Has the amp got a hidden history? Is it yours or one you 'acquired'. One possibility is spillage of something conductive on the board for example. Not always easy to detect either. There is only C304 that could be pulling the base down and you changed that.
(The circuit I was working from is blurry and I've corrected a couple of mistake in the simulation... the Zener and a couple of component references. I'll reattach the sim file later)
So with these removed there is nothing obvious to turn on Q305
I've acquired this amp so don't know its history too well. The board was dusty but otherwise clean and I gave the solder side a clean with a soft brush and some alcohol. I've had a good look for any strands of wire, solder splashes etc but nothing to be seen.
I've since put my scope on the base of Q305 and I do see very brief and intermittent spikes both positive and negative of up to 1 volt which I wonder could be switching on Q305 when it's off if they're fast enough for C304 to pass.
There's still the question of why all is ok for a few minutes and then once the problem has occurred the amp won't come out of protection unless at switch on until allowed to thoroughly cool. Next step is to resolder the joints I've not already done in case it is a heat-sensitive bad one somewhere.
I've since put my scope on the base of Q305 and I do see very brief and intermittent spikes both positive and negative of up to 1 volt which I wonder could be switching on Q305 when it's off if they're fast enough for C304 to pass.
There's still the question of why all is ok for a few minutes and then once the problem has occurred the amp won't come out of protection unless at switch on until allowed to thoroughly cool. Next step is to resolder the joints I've not already done in case it is a heat-sensitive bad one somewhere.

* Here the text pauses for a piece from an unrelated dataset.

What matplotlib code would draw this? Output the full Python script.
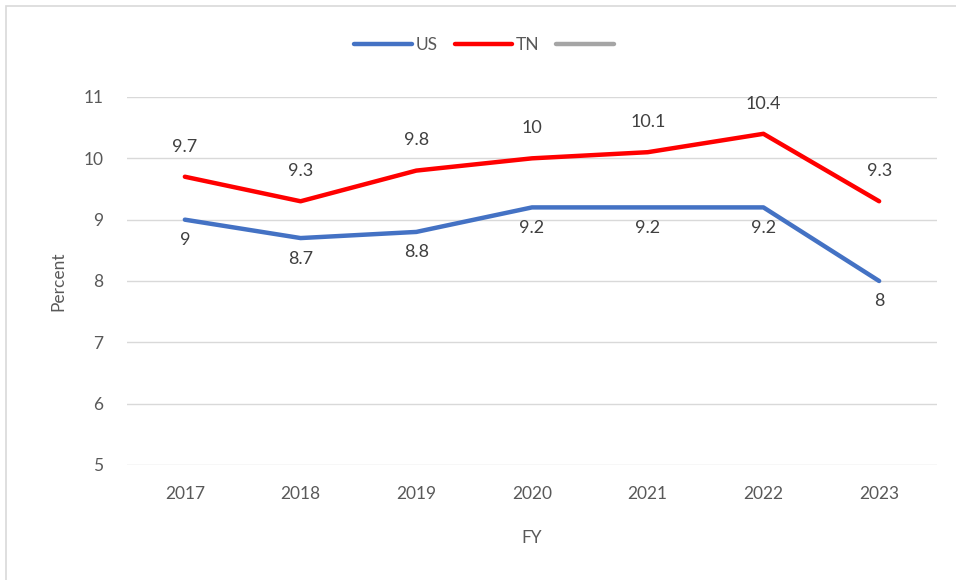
import matplotlib.pyplot as plt
from matplotlib.patches import Rectangle

years = ['2017', '2018', '2019', '2020', '2021', '2022', '2023']
us = [9, 8.7, 8.8, 9.2, 9.2, 9.2, 8]
tn = [9.7, 9.3, 9.8, 10, 10.1, 10.4, 9.3]

plt.rcParams['font.family'] = ['Lato', 'DejaVu Sans']
grey = '#595959'

fig = plt.figure(figsize=(9.56, 5.8), dpi=100)
# chart border (top and left visible only)
fig.patches.append(Rectangle((6 / 956, -0.1), 1.2, 1 - 6 / 580 + 0.1, transform=fig.transFigure,
                             fill=False, edgecolor='#d9d9d9', linewidth=1.2))
ax = fig.add_axes([127 / 956, 1 - 465 / 580, 810 / 956, 368 / 580])

x = list(range(len(years)))
l1, = ax.plot(x, us, color='#4472c4', linewidth=3.2, solid_capstyle='round', label='US')
l2, = ax.plot(x, tn, color='#ff0000', linewidth=3.2, solid_capstyle='round', label='TN')
l3, = ax.plot([], [], color='#a5a5a5', linewidth=3.2, solid_capstyle='round', label=' ')

for i, v in enumerate(us):
    ax.annotate('%g' % v, (i, v), xytext=(0, -9), textcoords='offset points',
                ha='center', va='top', fontsize=13, color='#404040')
for i, v in enumerate(tn):
    ax.annotate('%g' % v, (i, v), xytext=(0, 16), textcoords='offset points',
                ha='center', va='bottom', fontsize=13, color='#404040')

ax.set_xlim(-0.5, 6.5)
ax.set_ylim(5, 11)
ax.set_xticks(x)
ax.set_xticklabels(years)
ax.set_yticks(range(5, 12))
ax.tick_params(length=0, labelsize=12.5, labelcolor=grey)
ax.tick_params(axis='x', pad=15)
ax.tick_params(axis='y', pad=17)
ax.grid(axis='y', color='#d9d9d9', linewidth=1)
ax.set_axisbelow(True)
for s in ax.spines.values():
    s.set_visible(False)

ax.set_ylabel('Percent', fontsize=12.5, color=grey, labelpad=12)
ax.set_xlabel('FY', fontsize=12.5, color=grey, labelpad=20)

fig.legend(handles=[l1, l2, l3], loc='center', bbox_to_anchor=(488 / 956, 1 - 45 / 580),
           ncol=3, frameon=False, fontsize=12.5, labelcolor=grey, handlelength=3.3,
           handletextpad=0.2, columnspacing=1.0)

fig.savefig('out.png', dpi=100, facecolor='white')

What I would do next is desolder just the base of Q305 so it is floating and not touching anything and see if the relay pulls in. You could also look with the scope at the print where the base would connect and see if anything is there. Also scope the cathode of D308 just to check the supply there is stable.
Problem looking like it's solved thanks to Mooly's suggestion and not so much the service manual!
After lifting the base of Q305 the relay stayed on thus showing that Q305 being switched on was turning off the relay as though a genuine trigger (over current, DC offset) had occurred even though those circuits were disconnected.
On connecting the scope to the R309-C304 junction, i.e. where Q305's base would have been, there were a lot of random noise transients spread out by a few seconds. Some were about 500mV and others far larger and off the scale so over 2 volts.
I disconnected R309 and D306 in turn which made no difference which confused me a bit as I had also pulled R308 so I thought there were no other components involved and wondered what else could be generating the noise. I then started tracing tracks and came across D309 which is NOT on the circuit diagram. Thanks Pioneer....
D309 goes cathode towards R308 and is directly on the protection circuit side of it albeit some distance away on the board which is why I had not noticed it. That's my excuse anyway...
Pulling D309 resulted is the noise disappearing. I'm not sure what type it is but replaced it with an 1N4148 and everything is now stable - no protection kicking in!
I'll reconnect the DC offset and over current circuits and hopefully all well.
Hi Mooly - D309 is in series with R308 cathode towards R308, anode towards R309, Q303, Q304.
I feel slightly better that it was a component not on the diagram! It was amazing what that diode was generating without any current flow!